Your job is to retype all of the data word for word, leaving every image out.
• • • •
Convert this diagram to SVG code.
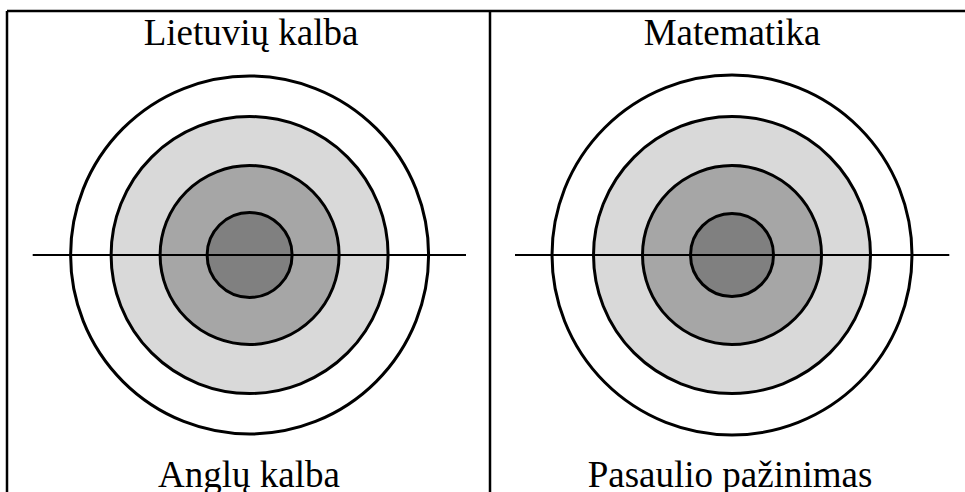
<svg xmlns="http://www.w3.org/2000/svg" width="965" height="492" viewBox="0 0 965 492">
<style>
.bg{fill:#ffffff}
.border{stroke:#000;stroke-width:2.5;fill:none}
.ring{stroke:#000;stroke-width:3}
.r1{fill:#ffffff}
.r2{fill:#d9d9d9}
.r3{fill:#a6a6a6}
.r4{fill:#808080}
.axis{stroke:#000;stroke-width:2}
.lbl{font-family:"Liberation Serif","Times New Roman",serif;font-size:37px;fill:#000;text-anchor:middle}
</style>
<rect class="bg" x="0" y="0" width="965" height="492"/>
<g id="table">
<line class="border" x1="7" y1="11" x2="965" y2="11"/>
<line class="border" x1="7" y1="11" x2="7" y2="492"/>
<line class="border" x1="490" y1="11" x2="490" y2="492"/>
</g>
<g id="target-left">
<circle class="ring r1" cx="249.6" cy="255" r="179"/>
<circle class="ring r2" cx="249.6" cy="255" r="138.5"/>
<circle class="ring r3" cx="249.6" cy="255" r="89.5"/>
<circle class="ring r4" cx="249.6" cy="255" r="42.5"/>
</g>
<g id="target-right">
<circle class="ring r1" cx="732" cy="255" r="180"/>
<circle class="ring r2" cx="732" cy="255" r="138.5"/>
<circle class="ring r3" cx="732" cy="255" r="89.5"/>
<circle class="ring r4" cx="732" cy="255" r="41.5"/>
</g>
<g id="connectors">
<line class="axis" x1="32.7" y1="255" x2="466" y2="255"/>
<line class="axis" x1="515" y1="255" x2="949.3" y2="255"/>
</g>
<g id="label-lietuviu"><text class="lbl" x="251" y="45">Lietuvių kalba</text></g>
<g id="label-matematika"><text class="lbl" x="732" y="45">Matematika</text></g>
<g id="label-anglu"><text class="lbl" x="249" y="487">Anglų kalba</text></g>
<g id="label-pasaulio"><text class="lbl" x="730" y="487">Pasaulio pažinimas</text></g>
</svg>
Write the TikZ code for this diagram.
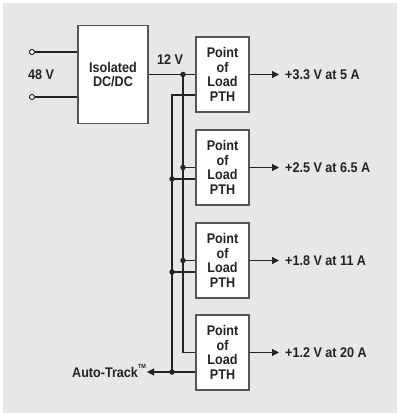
\documentclass[tikz,border=0pt]{standalone}
\usepackage{fontspec}
\setmainfont{Liberation Sans}[FakeStretch=0.9]
\usetikzlibrary{arrows.meta}
\definecolor{bg}{RGB}{230,231,232}
\definecolor{ln}{RGB}{35,35,35}
\definecolor{bd}{RGB}{85,85,85}
\begin{document}
\begin{tikzpicture}[x=1pt,y=-1pt,
 box/.style={draw=bd,line width=1.1pt,fill=white,minimum width=53pt,minimum height=75pt,align=center,inner sep=0pt,font=\fontsize{14}{14.7}\selectfont\bfseries,text=ln},
 wire/.style={draw=ln,line width=1.1pt},
 arr/.style={wire,-{Triangle[length=7pt,width=7pt]}},
 dot/.style={circle,fill=ln,inner sep=0pt,minimum size=5.5pt},
 term/.style={circle,draw=ln,fill=white,line width=1pt,inner sep=0pt,minimum size=5pt},
 lbl/.style={font=\fontsize{14}{14.7}\selectfont\bfseries,text=ln,inner sep=0pt}]
\useasboundingbox (0,0) rectangle (400,417);
\fill[white] (0,0) rectangle (400,417);
\fill[bg] (3,3) rectangle (397,413);
% main converter
\node[box,minimum width=70pt,minimum height=98pt] (dc) at (113,74.5) {Isolated\\DC/DC};
\node[term] (t1) at (32,52) {};
\node[term] (t2) at (32,97) {};
\draw[wire] (t1.east) -- (dc.west |- t1);
\draw[wire] (t2.east) -- (dc.west |- t2);
\node[lbl] (vin) at (41,75) {48 V};
% point of load boxes
\node[box] (p1) at (222.5,74.5) {Point\\of\\Load\\PTH};
\node[box] (p2) at (222.5,167.5) {Point\\of\\Load\\PTH};
\node[box] (p3) at (222.5,260.5) {Point\\of\\Load\\PTH};
\node[box] (p4) at (222.5,352.5) {Point\\of\\Load\\PTH};
% 12 V bus
\node[lbl] (v12) at (170,60) {12 V};
\coordinate (ia) at (183,74.5);
\coordinate (ib) at (183,167.5);
\coordinate (ic) at (183,260.5);
\coordinate (id) at (183,352.5);
\draw[wire] (dc.east) -- (p1.west);
\draw[wire] (ia) -- (id) -- (p4.west);
\draw[wire] (ib) -- (p2.west);
\draw[wire] (ic) -- (p3.west);
% Auto-Track bus
\coordinate (ta) at (172,95);
\coordinate (tb) at (172,179);
\coordinate (tc) at (172,272);
\coordinate (td) at (172,372);
\draw[wire] (p1.west |- ta) -- (ta) -- (td) -- (p4.west |- td);
\draw[wire] (tb) -- (p2.west |- tb);
\draw[wire] (tc) -- (p3.west |- tc);
\node[lbl,anchor=east] (at) at (146,371) {Auto-Track\raisebox{0.62em}{\fontsize{6}{6}\selectfont TM}};
\draw[arr] (td) -- ([xshift=1pt]at.east |- td);
% dots
\foreach \c in {ia,ib,ic,tb,tc,td} \node[dot] at (\c) {};
% outputs
\node[lbl,anchor=west] (o1) at (285,74.5) {+3.3 V at 5 A};
\node[lbl,anchor=west] (o2) at (285,167.5) {+2.5 V at 6.5 A};
\node[lbl,anchor=west] (o3) at (285,260.5) {+1.8 V at 11 A};
\node[lbl,anchor=west] (o4) at (285,352.5) {+1.2 V at 20 A};
\draw[arr] (p1.east) -- ([xshift=-6pt]o1.west);
\draw[arr] (p2.east) -- ([xshift=-6pt]o2.west);
\draw[arr] (p3.east) -- ([xshift=-6pt]o3.west);
\draw[arr] (p4.east) -- ([xshift=-6pt]o4.west);
\end{tikzpicture}
\end{document}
• • • •
• **Task response**
Convert this diagram to SVG code.
<svg xmlns="http://www.w3.org/2000/svg" width="965" height="492" viewBox="0 0 965 492">
<style>
.bg{fill:#ffffff}
.border{stroke:#000;stroke-width:2.5;fill:none}
.ring{stroke:#000;stroke-width:3}
.r1{fill:#ffffff}
.r2{fill:#d9d9d9}
.r3{fill:#a6a6a6}
.r4{fill:#808080}
.axis{stroke:#000;stroke-width:2}
.lbl{font-family:"Liberation Serif","Times New Roman",serif;font-size:37px;fill:#000;text-anchor:middle}
</style>
<rect class="bg" x="0" y="0" width="965" height="492"/>
<g id="table">
<line class="border" x1="7" y1="11" x2="965" y2="11"/>
<line class="border" x1="7" y1="11" x2="7" y2="492"/>
<line class="border" x1="490" y1="11" x2="490" y2="492"/>
</g>
<g id="target-left">
<circle class="ring r1" cx="249.6" cy="255" r="179"/>
<circle class="ring r2" cx="249.6" cy="255" r="138.5"/>
<circle class="ring r3" cx="249.6" cy="255" r="89.5"/>
<circle class="ring r4" cx="249.6" cy="255" r="42.5"/>
</g>
<g id="target-right">
<circle class="ring r1" cx="732" cy="255" r="180"/>
<circle class="ring r2" cx="732" cy="255" r="138.5"/>
<circle class="ring r3" cx="732" cy="255" r="89.5"/>
<circle class="ring r4" cx="732" cy="255" r="41.5"/>
</g>
<g id="connectors">
<line class="axis" x1="32.7" y1="255" x2="466" y2="255"/>
<line class="axis" x1="515" y1="255" x2="949.3" y2="255"/>
</g>
<g id="label-lietuviu"><text class="lbl" x="251" y="45">Lietuvių kalba</text></g>
<g id="label-matematika"><text class="lbl" x="732" y="45">Matematika</text></g>
<g id="label-anglu"><text class="lbl" x="249" y="487">Anglų kalba</text></g>
<g id="label-pasaulio"><text class="lbl" x="730" y="487">Pasaulio pažinimas</text></g>
</svg>
Write the TikZ code for this diagram.
\documentclass[tikz,border=0pt]{standalone}
\usepackage{fontspec}
\setmainfont{Liberation Sans}[FakeStretch=0.9]
\usetikzlibrary{arrows.meta}
\definecolor{bg}{RGB}{230,231,232}
\definecolor{ln}{RGB}{35,35,35}
\definecolor{bd}{RGB}{85,85,85}
\begin{document}
\begin{tikzpicture}[x=1pt,y=-1pt,
 box/.style={draw=bd,line width=1.1pt,fill=white,minimum width=53pt,minimum height=75pt,align=center,inner sep=0pt,font=\fontsize{14}{14.7}\selectfont\bfseries,text=ln},
 wire/.style={draw=ln,line width=1.1pt},
 arr/.style={wire,-{Triangle[length=7pt,width=7pt]}},
 dot/.style={circle,fill=ln,inner sep=0pt,minimum size=5.5pt},
 term/.style={circle,draw=ln,fill=white,line width=1pt,inner sep=0pt,minimum size=5pt},
 lbl/.style={font=\fontsize{14}{14.7}\selectfont\bfseries,text=ln,inner sep=0pt}]
\useasboundingbox (0,0) rectangle (400,417);
\fill[white] (0,0) rectangle (400,417);
\fill[bg] (3,3) rectangle (397,413);
% main converter
\node[box,minimum width=70pt,minimum height=98pt] (dc) at (113,74.5) {Isolated\\DC/DC};
\node[term] (t1) at (32,52) {};
\node[term] (t2) at (32,97) {};
\draw[wire] (t1.east) -- (dc.west |- t1);
\draw[wire] (t2.east) -- (dc.west |- t2);
\node[lbl] (vin) at (41,75) {48 V};
% point of load boxes
\node[box] (p1) at (222.5,74.5) {Point\\of\\Load\\PTH};
\node[box] (p2) at (222.5,167.5) {Point\\of\\Load\\PTH};
\node[box] (p3) at (222.5,260.5) {Point\\of\\Load\\PTH};
\node[box] (p4) at (222.5,352.5) {Point\\of\\Load\\PTH};
% 12 V bus
\node[lbl] (v12) at (170,60) {12 V};
\coordinate (ia) at (183,74.5);
\coordinate (ib) at (183,167.5);
\coordinate (ic) at (183,260.5);
\coordinate (id) at (183,352.5);
\draw[wire] (dc.east) -- (p1.west);
\draw[wire] (ia) -- (id) -- (p4.west);
\draw[wire] (ib) -- (p2.west);
\draw[wire] (ic) -- (p3.west);
% Auto-Track bus
\coordinate (ta) at (172,95);
\coordinate (tb) at (172,179);
\coordinate (tc) at (172,272);
\coordinate (td) at (172,372);
\draw[wire] (p1.west |- ta) -- (ta) -- (td) -- (p4.west |- td);
\draw[wire] (tb) -- (p2.west |- tb);
\draw[wire] (tc) -- (p3.west |- tc);
\node[lbl,anchor=east] (at) at (146,371) {Auto-Track\raisebox{0.62em}{\fontsize{6}{6}\selectfont TM}};
\draw[arr] (td) -- ([xshift=1pt]at.east |- td);
% dots
\foreach \c in {ia,ib,ic,tb,tc,td} \node[dot] at (\c) {};
% outputs
\node[lbl,anchor=west] (o1) at (285,74.5) {+3.3 V at 5 A};
\node[lbl,anchor=west] (o2) at (285,167.5) {+2.5 V at 6.5 A};
\node[lbl,anchor=west] (o3) at (285,260.5) {+1.8 V at 11 A};
\node[lbl,anchor=west] (o4) at (285,352.5) {+1.2 V at 20 A};
\draw[arr] (p1.east) -- ([xshift=-6pt]o1.west);
\draw[arr] (p2.east) -- ([xshift=-6pt]o2.west);
\draw[arr] (p3.east) -- ([xshift=-6pt]o3.west);
\draw[arr] (p4.east) -- ([xshift=-6pt]o4.west);
\end{tikzpicture}
\end{document}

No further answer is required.